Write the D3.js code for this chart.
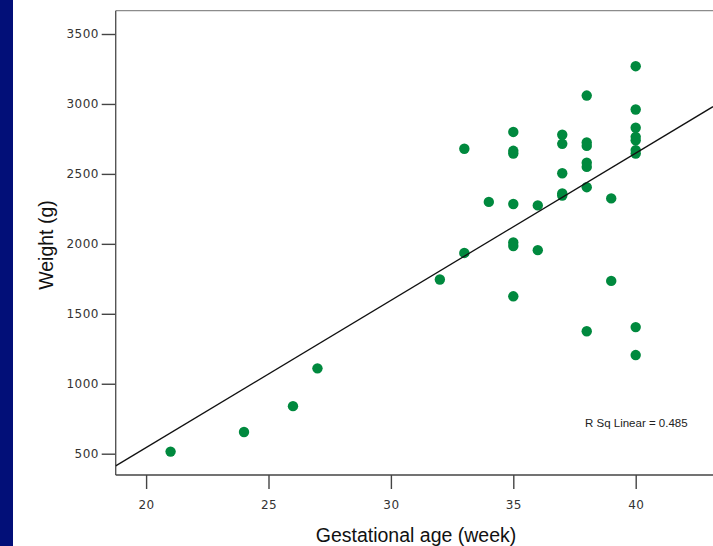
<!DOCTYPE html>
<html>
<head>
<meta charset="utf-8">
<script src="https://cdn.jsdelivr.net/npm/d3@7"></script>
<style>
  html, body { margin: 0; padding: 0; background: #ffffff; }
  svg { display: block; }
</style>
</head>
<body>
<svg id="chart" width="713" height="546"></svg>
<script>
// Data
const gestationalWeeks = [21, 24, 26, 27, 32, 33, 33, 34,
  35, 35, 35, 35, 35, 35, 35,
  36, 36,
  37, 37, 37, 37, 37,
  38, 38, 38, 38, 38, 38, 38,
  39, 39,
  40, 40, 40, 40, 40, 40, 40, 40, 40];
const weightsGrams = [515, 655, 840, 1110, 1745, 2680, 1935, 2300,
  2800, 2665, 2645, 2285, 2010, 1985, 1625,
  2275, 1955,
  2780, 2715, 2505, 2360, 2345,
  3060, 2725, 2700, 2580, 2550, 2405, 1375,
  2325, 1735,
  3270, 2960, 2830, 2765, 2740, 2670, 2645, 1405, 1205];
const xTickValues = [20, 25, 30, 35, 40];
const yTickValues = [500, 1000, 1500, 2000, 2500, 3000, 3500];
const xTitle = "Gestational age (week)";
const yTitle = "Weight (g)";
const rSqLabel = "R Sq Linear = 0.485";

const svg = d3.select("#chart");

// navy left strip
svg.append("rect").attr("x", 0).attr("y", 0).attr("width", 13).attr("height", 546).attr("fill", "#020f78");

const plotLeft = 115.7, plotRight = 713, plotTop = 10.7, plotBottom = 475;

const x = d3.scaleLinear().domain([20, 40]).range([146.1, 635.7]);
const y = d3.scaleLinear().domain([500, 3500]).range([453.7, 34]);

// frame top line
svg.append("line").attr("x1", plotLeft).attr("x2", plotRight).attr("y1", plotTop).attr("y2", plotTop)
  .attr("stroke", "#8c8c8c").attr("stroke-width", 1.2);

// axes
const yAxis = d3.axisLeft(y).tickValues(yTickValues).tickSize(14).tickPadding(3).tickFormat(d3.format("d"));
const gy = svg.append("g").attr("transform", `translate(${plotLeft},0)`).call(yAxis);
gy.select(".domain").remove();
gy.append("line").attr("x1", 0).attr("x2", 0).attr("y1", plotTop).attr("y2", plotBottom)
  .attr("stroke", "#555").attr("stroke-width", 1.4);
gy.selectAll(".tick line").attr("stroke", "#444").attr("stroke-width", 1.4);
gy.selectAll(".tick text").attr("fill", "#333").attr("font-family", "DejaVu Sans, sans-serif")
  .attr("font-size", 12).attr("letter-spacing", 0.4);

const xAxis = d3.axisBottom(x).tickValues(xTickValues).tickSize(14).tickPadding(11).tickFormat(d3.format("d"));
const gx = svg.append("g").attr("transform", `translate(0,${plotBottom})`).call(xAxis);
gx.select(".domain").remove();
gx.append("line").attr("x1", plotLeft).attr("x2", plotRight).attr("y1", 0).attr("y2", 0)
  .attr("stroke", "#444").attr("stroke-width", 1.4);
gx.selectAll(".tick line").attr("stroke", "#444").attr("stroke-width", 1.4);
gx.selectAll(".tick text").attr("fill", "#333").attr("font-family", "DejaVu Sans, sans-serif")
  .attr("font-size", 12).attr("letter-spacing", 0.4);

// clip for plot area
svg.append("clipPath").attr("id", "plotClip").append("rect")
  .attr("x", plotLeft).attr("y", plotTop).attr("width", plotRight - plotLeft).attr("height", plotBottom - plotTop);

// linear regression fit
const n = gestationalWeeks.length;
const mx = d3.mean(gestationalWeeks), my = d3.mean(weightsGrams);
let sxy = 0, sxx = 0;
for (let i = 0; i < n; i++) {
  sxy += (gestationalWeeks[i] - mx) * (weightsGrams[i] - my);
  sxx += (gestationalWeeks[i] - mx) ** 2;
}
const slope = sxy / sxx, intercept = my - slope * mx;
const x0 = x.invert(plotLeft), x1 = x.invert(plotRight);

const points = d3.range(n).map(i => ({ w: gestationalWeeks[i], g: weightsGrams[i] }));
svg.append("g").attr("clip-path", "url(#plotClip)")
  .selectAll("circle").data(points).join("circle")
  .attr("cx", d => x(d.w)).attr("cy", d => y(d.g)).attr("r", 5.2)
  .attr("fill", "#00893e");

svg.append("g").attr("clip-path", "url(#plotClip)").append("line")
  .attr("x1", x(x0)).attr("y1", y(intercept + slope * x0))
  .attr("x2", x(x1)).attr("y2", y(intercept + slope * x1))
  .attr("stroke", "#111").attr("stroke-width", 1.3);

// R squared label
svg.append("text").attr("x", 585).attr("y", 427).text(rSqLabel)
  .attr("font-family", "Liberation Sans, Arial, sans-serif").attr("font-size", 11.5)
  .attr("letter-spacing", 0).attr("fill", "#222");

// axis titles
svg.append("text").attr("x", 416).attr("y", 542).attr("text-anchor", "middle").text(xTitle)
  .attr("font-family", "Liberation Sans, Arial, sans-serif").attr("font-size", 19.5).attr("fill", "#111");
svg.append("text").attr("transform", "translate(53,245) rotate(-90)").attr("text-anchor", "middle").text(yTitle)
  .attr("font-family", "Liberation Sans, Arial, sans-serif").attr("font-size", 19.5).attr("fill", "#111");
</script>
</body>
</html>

※

• GIVEN EXERCISE: Omitting all images, print the listing exactly.

• SOLUTION FOR THIS PROBLEM:
Write the D3.js code for this chart.
<!DOCTYPE html>
<html>
<head>
<meta charset="utf-8">
<script src="https://cdn.jsdelivr.net/npm/d3@7"></script>
<style>
  html, body { margin: 0; padding: 0; background: #ffffff; }
  svg { display: block; }
</style>
</head>
<body>
<svg id="chart" width="713" height="546"></svg>
<script>
// Data
const gestationalWeeks = [21, 24, 26, 27, 32, 33, 33, 34,
  35, 35, 35, 35, 35, 35, 35,
  36, 36,
  37, 37, 37, 37, 37,
  38, 38, 38, 38, 38, 38, 38,
  39, 39,
  40, 40, 40, 40, 40, 40, 40, 40, 40];
const weightsGrams = [515, 655, 840, 1110, 1745, 2680, 1935, 2300,
  2800, 2665, 2645, 2285, 2010, 1985, 1625,
  2275, 1955,
  2780, 2715, 2505, 2360, 2345,
  3060, 2725, 2700, 2580, 2550, 2405, 1375,
  2325, 1735,
  3270, 2960, 2830, 2765, 2740, 2670, 2645, 1405, 1205];
const xTickValues = [20, 25, 30, 35, 40];
const yTickValues = [500, 1000, 1500, 2000, 2500, 3000, 3500];
const xTitle = "Gestational age (week)";
const yTitle = "Weight (g)";
const rSqLabel = "R Sq Linear = 0.485";

const svg = d3.select("#chart");

// navy left strip
svg.append("rect").attr("x", 0).attr("y", 0).attr("width", 13).attr("height", 546).attr("fill", "#020f78");

const plotLeft = 115.7, plotRight = 713, plotTop = 10.7, plotBottom = 475;

const x = d3.scaleLinear().domain([20, 40]).range([146.1, 635.7]);
const y = d3.scaleLinear().domain([500, 3500]).range([453.7, 34]);

// frame top line
svg.append("line").attr("x1", plotLeft).attr("x2", plotRight).attr("y1", plotTop).attr("y2", plotTop)
  .attr("stroke", "#8c8c8c").attr("stroke-width", 1.2);

// axes
const yAxis = d3.axisLeft(y).tickValues(yTickValues).tickSize(14).tickPadding(3).tickFormat(d3.format("d"));
const gy = svg.append("g").attr("transform", `translate(${plotLeft},0)`).call(yAxis);
gy.select(".domain").remove();
gy.append("line").attr("x1", 0).attr("x2", 0).attr("y1", plotTop).attr("y2", plotBottom)
  .attr("stroke", "#555").attr("stroke-width", 1.4);
gy.selectAll(".tick line").attr("stroke", "#444").attr("stroke-width", 1.4);
gy.selectAll(".tick text").attr("fill", "#333").attr("font-family", "DejaVu Sans, sans-serif")
  .attr("font-size", 12).attr("letter-spacing", 0.4);

const xAxis = d3.axisBottom(x).tickValues(xTickValues).tickSize(14).tickPadding(11).tickFormat(d3.format("d"));
const gx = svg.append("g").attr("transform", `translate(0,${plotBottom})`).call(xAxis);
gx.select(".domain").remove();
gx.append("line").attr("x1", plotLeft).attr("x2", plotRight).attr("y1", 0).attr("y2", 0)
  .attr("stroke", "#444").attr("stroke-width", 1.4);
gx.selectAll(".tick line").attr("stroke", "#444").attr("stroke-width", 1.4);
gx.selectAll(".tick text").attr("fill", "#333").attr("font-family", "DejaVu Sans, sans-serif")
  .attr("font-size", 12).attr("letter-spacing", 0.4);

// clip for plot area
svg.append("clipPath").attr("id", "plotClip").append("rect")
  .attr("x", plotLeft).attr("y", plotTop).attr("width", plotRight - plotLeft).attr("height", plotBottom - plotTop);

// linear regression fit
const n = gestationalWeeks.length;
const mx = d3.mean(gestationalWeeks), my = d3.mean(weightsGrams);
let sxy = 0, sxx = 0;
for (let i = 0; i < n; i++) {
  sxy += (gestationalWeeks[i] - mx) * (weightsGrams[i] - my);
  sxx += (gestationalWeeks[i] - mx) ** 2;
}
const slope = sxy / sxx, intercept = my - slope * mx;
const x0 = x.invert(plotLeft), x1 = x.invert(plotRight);

const points = d3.range(n).map(i => ({ w: gestationalWeeks[i], g: weightsGrams[i] }));
svg.append("g").attr("clip-path", "url(#plotClip)")
  .selectAll("circle").data(points).join("circle")
  .attr("cx", d => x(d.w)).attr("cy", d => y(d.g)).attr("r", 5.2)
  .attr("fill", "#00893e");

svg.append("g").attr("clip-path", "url(#plotClip)").append("line")
  .attr("x1", x(x0)).attr("y1", y(intercept + slope * x0))
  .attr("x2", x(x1)).attr("y2", y(intercept + slope * x1))
  .attr("stroke", "#111").attr("stroke-width", 1.3);

// R squared label
svg.append("text").attr("x", 585).attr("y", 427).text(rSqLabel)
  .attr("font-family", "Liberation Sans, Arial, sans-serif").attr("font-size", 11.5)
  .attr("letter-spacing", 0).attr("fill", "#222");

// axis titles
svg.append("text").attr("x", 416).attr("y", 542).attr("text-anchor", "middle").text(xTitle)
  .attr("font-family", "Liberation Sans, Arial, sans-serif").attr("font-size", 19.5).attr("fill", "#111");
svg.append("text").attr("transform", "translate(53,245) rotate(-90)").attr("text-anchor", "middle").text(yTitle)
  .attr("font-family", "Liberation Sans, Arial, sans-serif").attr("font-size", 19.5).attr("fill", "#111");
</script>
</body>
</html>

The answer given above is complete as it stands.